Anyways, just some facts to think about. You are playing with a gun that is full of bullets, and you don't know when you are going to get one. If you think it can't happen to you, you are just like me and all the cancer patients in the CCI. Not one of those people thought that their habits would catch up to them... or maybe some knew the risk but still smoked, tanned, drank too much... whatever. Your body isn't your playground. Everything you do to it will show in your health later. Good or bad.

I know how hard it is to be good to your body sometimes, especially with all the designer cupcake stores opening up around town, and all my friends smoke the sexy beast, and there are so many good parties to go to, there are temptations everywhere. Being bad just feels so good, I feel like to indulge is to really live. I live for rich food, wine, tequila and cigarettes, what can I say? 
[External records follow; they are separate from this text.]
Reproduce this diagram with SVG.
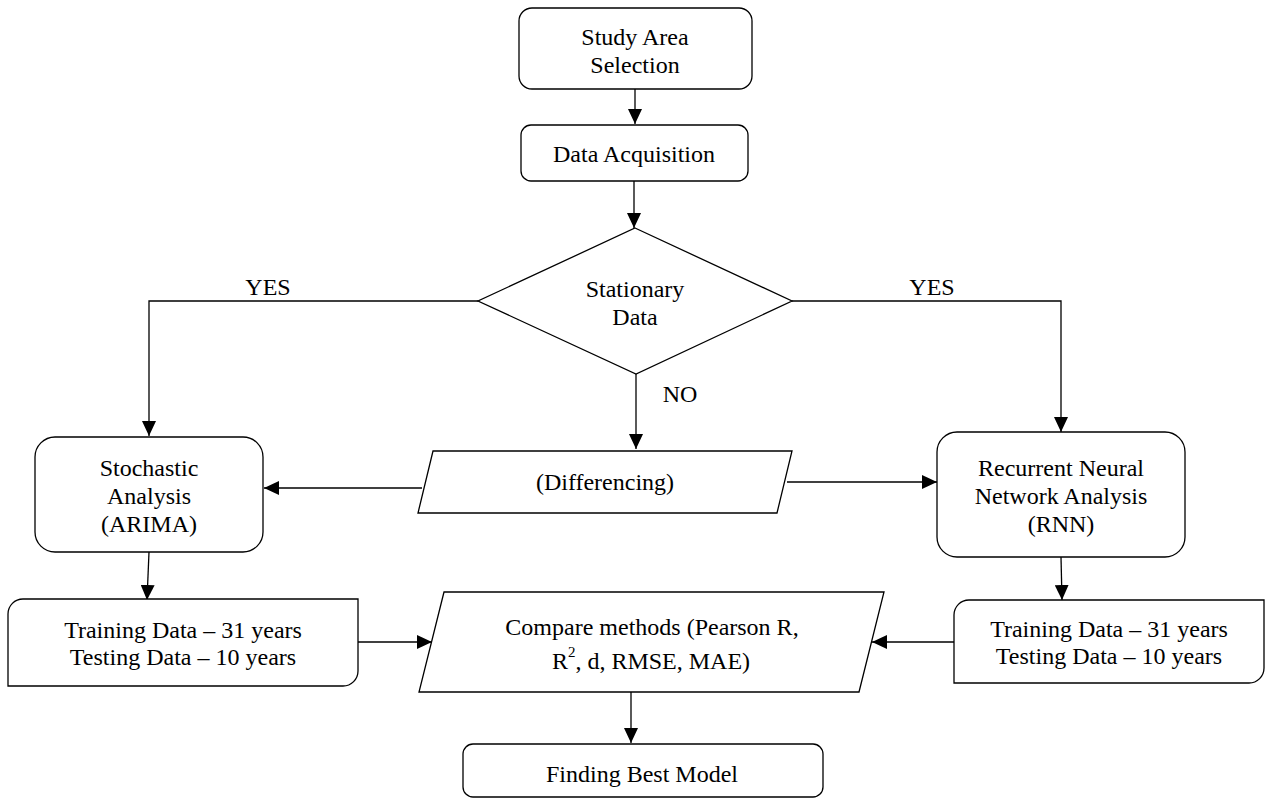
<svg xmlns="http://www.w3.org/2000/svg" width="1265" height="799" viewBox="0 0 1265 799">
<style>
.s{fill:#fff;stroke:#000;stroke-width:1.3}
.c{fill:none;stroke:#000;stroke-width:1.3}
text{font-family:"Liberation Serif","Times New Roman",serif;font-size:24px;fill:#000;text-anchor:middle}
</style>
<defs>
<marker id="ah" markerUnits="userSpaceOnUse" markerWidth="15" markerHeight="14" refX="15" refY="7" orient="auto">
<path d="M0,0 L15,7 L0,14 Z" fill="#000"/>
</marker>
</defs>
<rect width="1265" height="799" fill="#fff"/>
<g id="connectors">
<line class="c" x1="635" y1="89" x2="635" y2="124" marker-end="url(#ah)"/>
<line class="c" x1="634" y1="181" x2="634" y2="228" marker-end="url(#ah)"/>
<polyline class="c" points="478,301 149,301 149,436" marker-end="url(#ah)"/>
<polyline class="c" points="792,301 1061,301 1061,432" marker-end="url(#ah)"/>
<line class="c" x1="636" y1="374" x2="636" y2="449" marker-end="url(#ah)"/>
<line class="c" x1="422" y1="488" x2="264" y2="488" marker-end="url(#ah)"/>
<line class="c" x1="787" y1="482" x2="937" y2="482" marker-end="url(#ah)"/>
<line class="c" x1="149" y1="552" x2="147" y2="600" marker-end="url(#ah)"/>
<line class="c" x1="1061" y1="557" x2="1062" y2="600" marker-end="url(#ah)"/>
<line class="c" x1="358" y1="642" x2="432" y2="642" marker-end="url(#ah)"/>
<line class="c" x1="954" y1="642" x2="872" y2="642" marker-end="url(#ah)"/>
<line class="c" x1="631" y1="692" x2="631" y2="743" marker-end="url(#ah)"/>
<text x="268" y="295">YES</text>
<text x="932" y="295">YES</text>
<text x="680" y="402">NO</text>
</g>
<g id="study">
<rect class="s" x="519" y="8" width="233" height="81" rx="13"/>
<text x="635" y="45">Study Area</text>
<text x="635" y="73">Selection</text>
</g>
<g id="acquisition">
<rect class="s" x="521" y="125" width="227" height="56" rx="10"/>
<text x="634" y="162">Data Acquisition</text>
</g>
<g id="stationary">
<polygon class="s" points="635,228 792,301 636,374 478,301"/>
<text x="635" y="297">Stationary</text>
<text x="635" y="325">Data</text>
</g>
<g id="differencing">
<polygon class="s" points="433,451 792,451 777,513 418,513"/>
<text x="605" y="490">(Differencing)</text>
</g>
<g id="stochastic">
<rect class="s" x="35" y="437" width="228" height="115" rx="20"/>
<text x="149" y="476">Stochastic</text>
<text x="149" y="504">Analysis</text>
<text x="149" y="532">(ARIMA)</text>
</g>
<g id="rnn">
<rect class="s" x="937" y="432" width="248" height="125" rx="20"/>
<text x="1061" y="476">Recurrent Neural</text>
<text x="1061" y="504">Network Analysis</text>
<text x="1061" y="532">(RNN)</text>
</g>
<g id="training-left">
<path class="s" d="M23,599 H358 V671 A15,15 0 0 1 343,686 H8 V614 A15,15 0 0 1 23,599 Z"/>
<text x="183" y="638">Training Data – 31 years</text>
<text x="183" y="665">Testing Data – 10 years</text>
</g>
<g id="training-right">
<path class="s" d="M969,600 H1264 V668 A15,15 0 0 1 1249,683 H954 V615 A15,15 0 0 1 969,600 Z"/>
<text x="1109" y="637">Training Data – 31 years</text>
<text x="1109" y="664">Testing Data – 10 years</text>
</g>
<g id="compare">
<polygon class="s" points="444,592 884,592 859,692 419,692"/>
<text x="652" y="635">Compare methods (Pearson R,</text>
<text x="651" y="669">R<tspan font-size="15" dy="-12">2</tspan><tspan dy="12">, d, RMSE, MAE)</tspan></text>
</g>
<g id="best">
<rect class="s" x="463" y="744" width="360" height="53" rx="10"/>
<text x="642" y="782">Finding Best Model</text>
</g>
</svg>
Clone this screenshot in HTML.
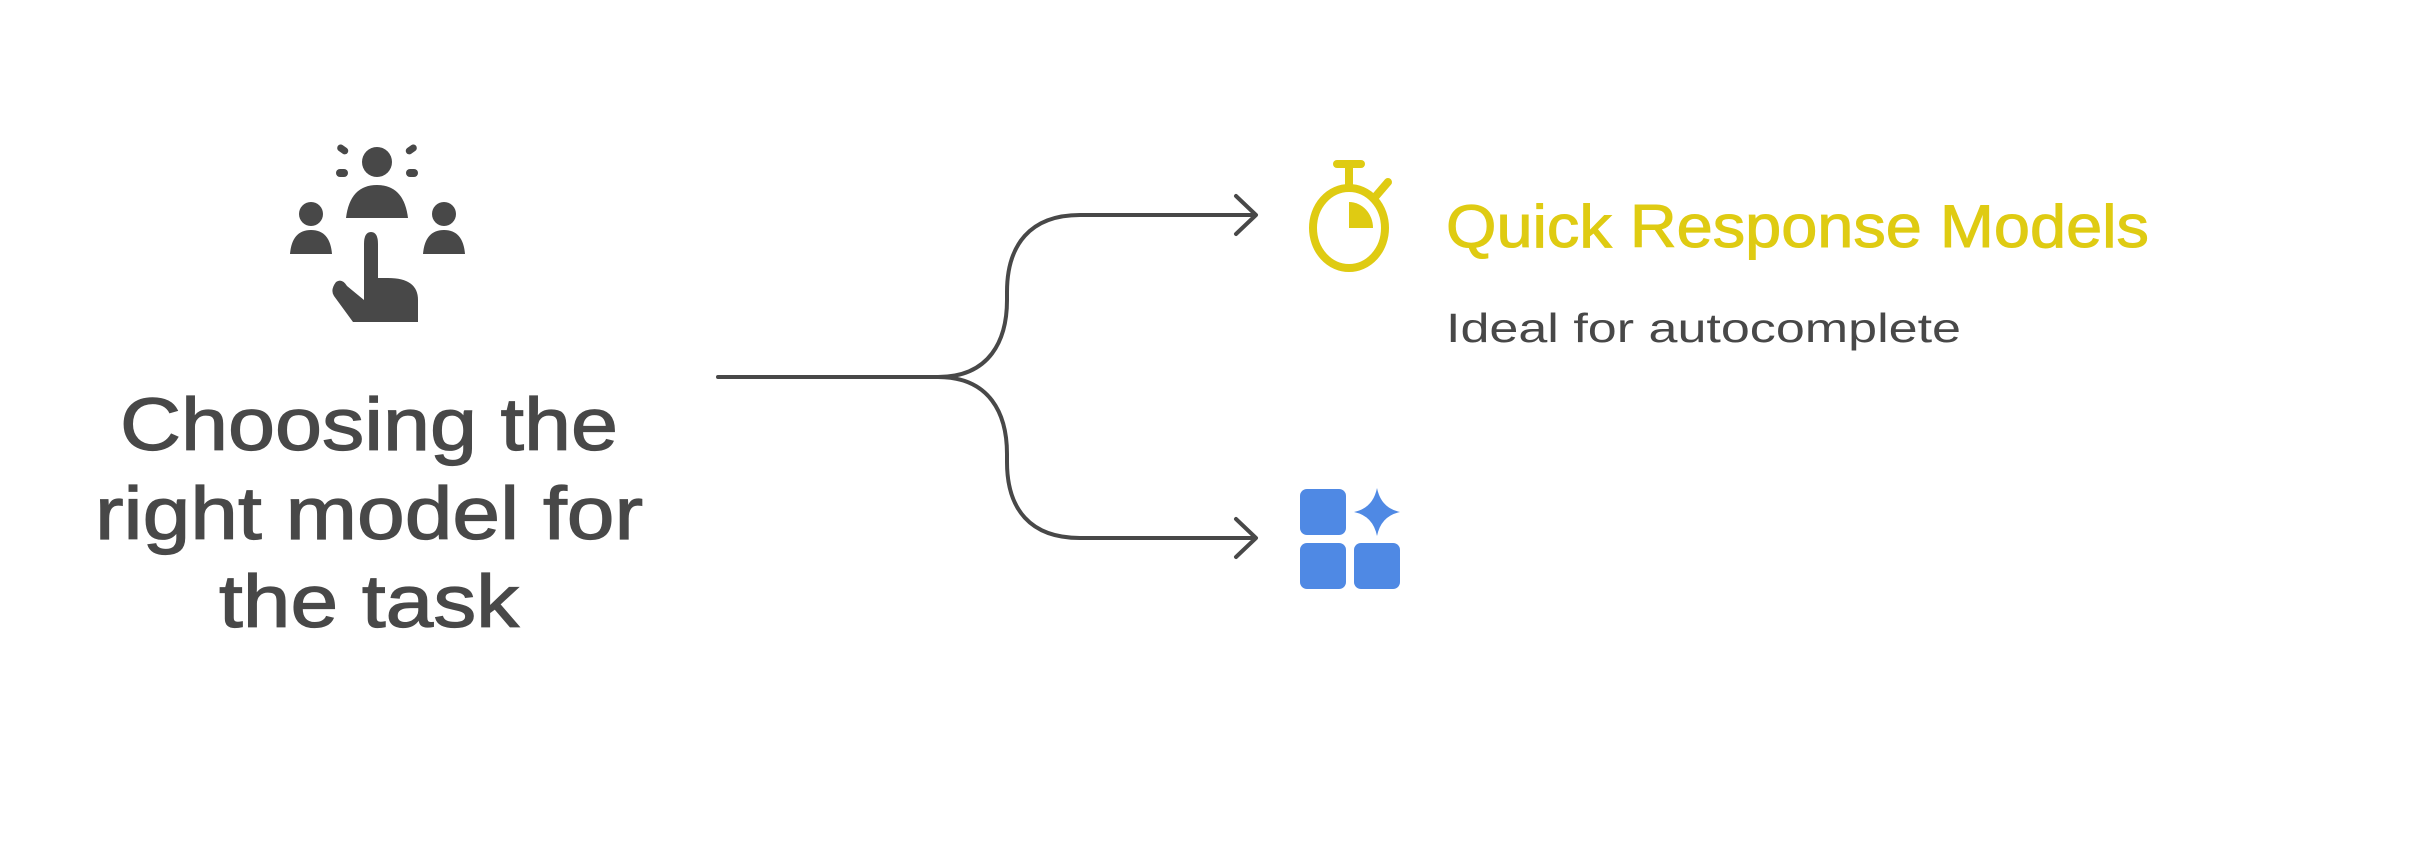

Thinking about using tanning beds now makes me sick. I can't believe I bought the whole tanning is healthy bullshit and really only have myself to blame for my 15 months of hell. Please please please I beg all people who use tanning beds to STOP NOW, before you have to spend your week seeing doctors who tell you that you could die soon. It's not worth the "benefits."

A lot of people say to me that it helps with their excema. Their acne. To those people I say- "once you are on interferon for skin cancer, you'll have the worst excema you've ever had. It will burn and itch and keep you up at night. It is the itchiest hell. Go get some steroid cream from your doctor. Tanning isn't going to be worth it. 

Ok, I will end this rant with this: TANNING BEDS KILL.
(and doctors are nuts.)
That is all.

In other news, I started having fun with beads recently, and last night I made a rosary with the cross I bought at the cabaret the other day. Check it out!


I so enjoy making necklaces. I think this year I will be making lots of necklaces as presents.

Now check this out and go to bed you guys!

http://www.buzzfeed.com/mjs538/who-is-paul-mccartney

-E.





1 comment:

alicia said...

i agree that doctors are nuts. my allergist was bald with bushy RED eyebrows and would always sit next to me on the table to stethoscope me and look down my top. he was so fucking weird, the last time i was there i ran out of there without paying. whoops.

also, because i am also littered with moles i made an appointment with a dermo (inspired by your teachings). it was hilarious because he was basically my age and looking under each boob and on my bum for moles! i've always preached against tanning/tanning beds even before this whole nightmare with your cancer, so i definitely don't hesitate to tell people NOT to tan!

anywho... i think we were both blessed with iron livers - i should have been dead like 30 times by now if it wasn't for that baby filtering toxins like a bad ass.